Giants

When Corey Miller retired from professional football in 2001, the nine years he’d played for the New York Giants and Minnesota Vikings segued smoothly into a successful radio and television career. By 2003, however, he was “beset by financial failure, depression, addiction, marital discord, and ultimately thoughts of suicide.” That’s when Miller says God intervened, and today, remarried and reunited with his grown children, “The Pastor of Pain” lives in Columbia as founder of an evangelical ministry “on fire to make student athletes Giants for Jesus Christ.”

But there was a problem.

Prior to this month, the ministry he’d christened Giants 4 Christ and carried to schools and colleges throughout the Southeast had neither brand nor marketing materials to complement Miller’s formidable presence. And while that presence is, indeed, formidable, having no clear corporate identity is a millstone around the neck of any 501c3 trying to raise money. It also makes whatever the enterprise does to some extent less memorable and effective than it might be otherwise.

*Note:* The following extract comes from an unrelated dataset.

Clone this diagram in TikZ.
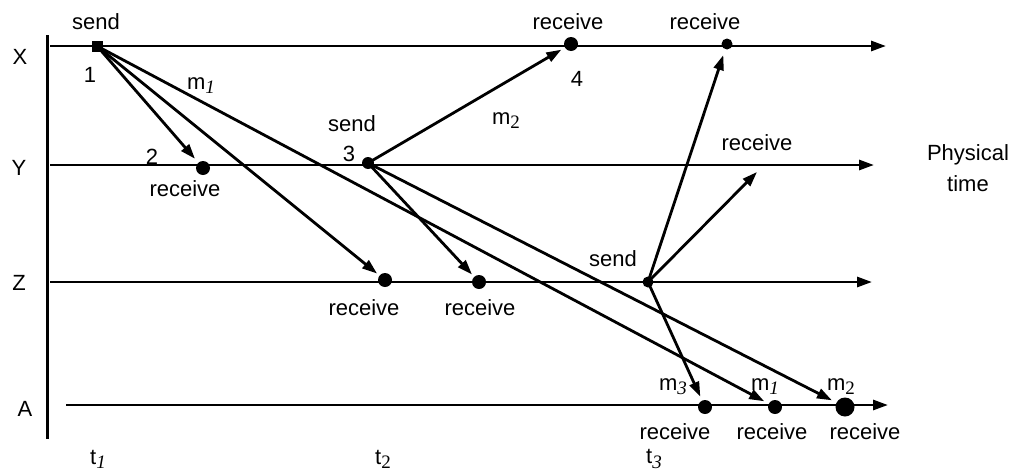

Fortunately, Miller and I have a mutual friend, so the rough places are getting plainer. A new brand has been developed and a website launched, and next month, a photo shoot, “elevator pitch” video session, palm cards and branded apparel should follow. The usual package.

But not the usual client by any definition. In this and future episodes, Miller and I will be introducing our own interpretation of The Lion and the Mouse. Miller will play the lion, of course, and Mr. Mole, my hermetic alter ego, will be pleased to play the mouse.